XeGPUToVC: improvement to exp lowering. (#831)

antonio-cortes-perez · web-flow · commit ca477afa31f4 · 2024-08-14T16:32:32.000-05:00
The previous lowering was failing for f16 when creating the log2e
vector constant:

error: 'arith.constant' op failed to verify that all of {value, result}
                        have same type
%2 = math.exp %v1 : vector&lt;16xf16&gt;
     ^
note: see current operation:
%2 = "arith.constant"() &lt;{value = dense&lt;1.44269502&gt; : vector&lt;16xf32&gt;}&gt;:
                                                () -&gt; vector&lt;16xf16&gt;
diff --git a/lib/Conversion/XeGPUToVC/XeGPUToVC.cpp b/lib/Conversion/XeGPUToVC/XeGPUToVC.cpp
@@ -1378,16 +1378,17 @@ struct ElementwiseToVCPattern : public OpConversionPattern<MOp> {
     auto loc = op.getLoc();
     // This lowering pattern is needed only for spirv ops with large vector
     // lengths.
-    auto vecSize = vecTy.getNumElements();
     // for larger vector lengths, "llvm.genx.exp" returns the base 2
     // exponentiation of the input. To get the base e exponentiation, we need to
     // scale the input by log2(e)
     auto operands = adaptor.getOperands();
     SmallVector<Value> args{operands};
     if (isExpOp) {
-      SmallVector<float> log2e(vecSize, 1.442695040888963);
-      auto log2eConstVec = rewriter.create<arith::ConstantOp>(
-          op.getLoc(), vecTy, rewriter.getF32VectorAttr(log2e));
+      auto log2e = rewriter.create<arith::ConstantOp>(
+          loc,
+          rewriter.getFloatAttr(vecTy.getElementType(), 1.442695040888963));
+      auto log2eConstVec =
+          rewriter.create<vector::BroadcastOp>(loc, vecTy, log2e);
       auto input = operands[0];
       auto scaledInput =
           rewriter.create<arith::MulFOp>(op.getLoc(), input, log2eConstVec);
diff --git a/test/Conversion/XeGPUToVC/eltwise.mlir b/test/Conversion/XeGPUToVC/eltwise.mlir
@@ -1,4 +1,4 @@
-// RUN: imex-opt -convert-xegpu-to-vc='enable-vc-intrinsic=true useRawSend=true' -cse %s | FileCheck %s --check-prefixes=CHECK
+// RUN: imex-opt -convert-xegpu-to-vc='enable-vc-intrinsic=true useRawSend=true' -cse --split-input-file %s | FileCheck %s --check-prefixes=CHECK
 module @gemm attributes {gpu.container_module} {
   gpu.module @test_kernel {
 
@@ -7,10 +7,12 @@ module @gemm attributes {gpu.container_module} {
       %c0 = arith.constant 0 : index
       %cv1 = arith.constant dense<1.0> : vector<16xf32>
       %v1 = vector.load %arg0[%c0, %c0] : memref<8x16xf32>, vector<16xf32>
-      // CHECK: arith.mulf
-      // CHECK-NEXT: func.call @llvm.genx.exp.v16f32
+      // CHECK: %[[LOG2E:.*]] = arith.constant 1.44{{.*}} f32
+      // CHECK-NEXT: %[[LOG2E_VEC:.*]] = vector.broadcast %[[LOG2E]] : f32 to vector<16xf32>
+      // CHECK-NEXT: %[[MULF:.*]] = arith.mulf {{.*}} %[[LOG2E_VEC]]
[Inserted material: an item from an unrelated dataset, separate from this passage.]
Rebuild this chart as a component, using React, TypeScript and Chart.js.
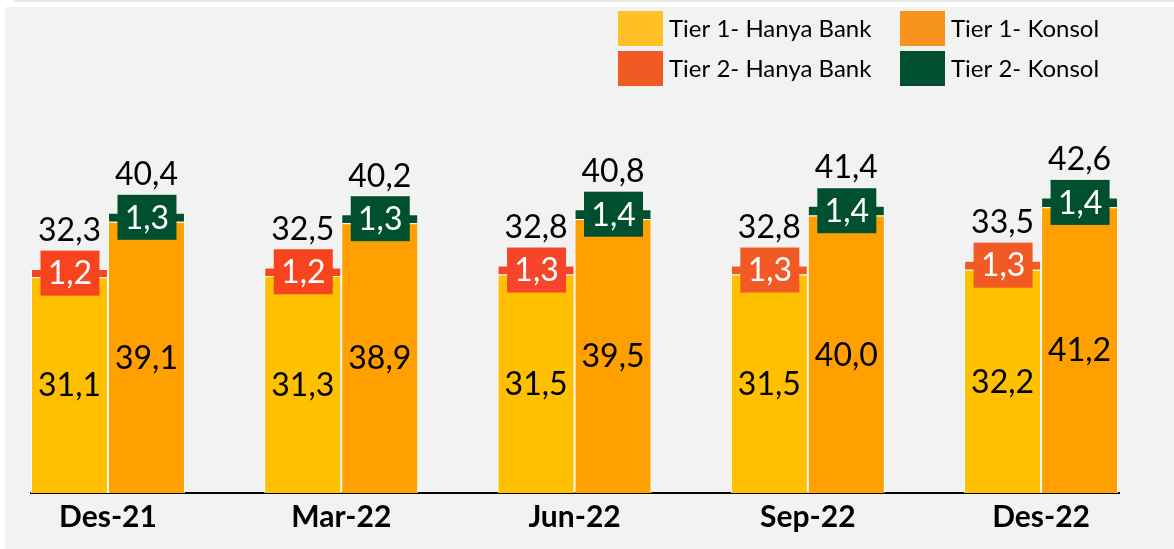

+      // CHECK-NEXT: func.call @llvm.genx.exp.v16f32(%[[MULF]])
       %1 = math.exp %v1 fastmath<nnan> : vector<16xf32>
-      // CHECK-NEXT: func.call @llvm.genx.exp.v16f32
+      // CHECK-NEXT: func.call @llvm.genx.exp.v16f32(%[[MULF]])
       %2 = math.exp %v1 : vector<16xf32>
       // CHECK-NEXT: func.call @llvm.genx.fmax.v16f32
       %4 = arith.maximumf %v1, %cv1 fastmath<nnan> : vector<16xf32>
@@ -20,3 +22,21 @@ module @gemm attributes {gpu.container_module} {
     }
   }
 }
+
+// -----
+
+module @gemm attributes {gpu.container_module} {
+  gpu.module @exp_f16 {
+    // CHECK-LABEL: gpu.func @exp_f16
+    gpu.func @exp_f16(%arg0: memref<8x16xf16>) kernel attributes {VectorComputeFunctionINTEL, spirv.entry_point_abi = #spirv.entry_point_abi<>}{
+      %c0 = arith.constant 0 : index
+      %v1 = vector.load %arg0[%c0, %c0] : memref<8x16xf16>, vector<16xf16>
+      // CHECK: %[[LOG2E:.*]] = arith.constant 1.44{{.*}} f16
+      // CHECK-NEXT: %[[LOG2E_VEC:.*]] = vector.broadcast %[[LOG2E]] : f16 to vector<16xf16>
+      // CHECK-NEXT: %[[MULF:.*]] = arith.mulf {{.*}} %[[LOG2E_VEC]]
+      // CHECK-NEXT: func.call @llvm.genx.exp.v8i32(%[[MULF]])
+      %2 = math.exp %v1 : vector<16xf16>
+      gpu.return
+    }
+  }
+}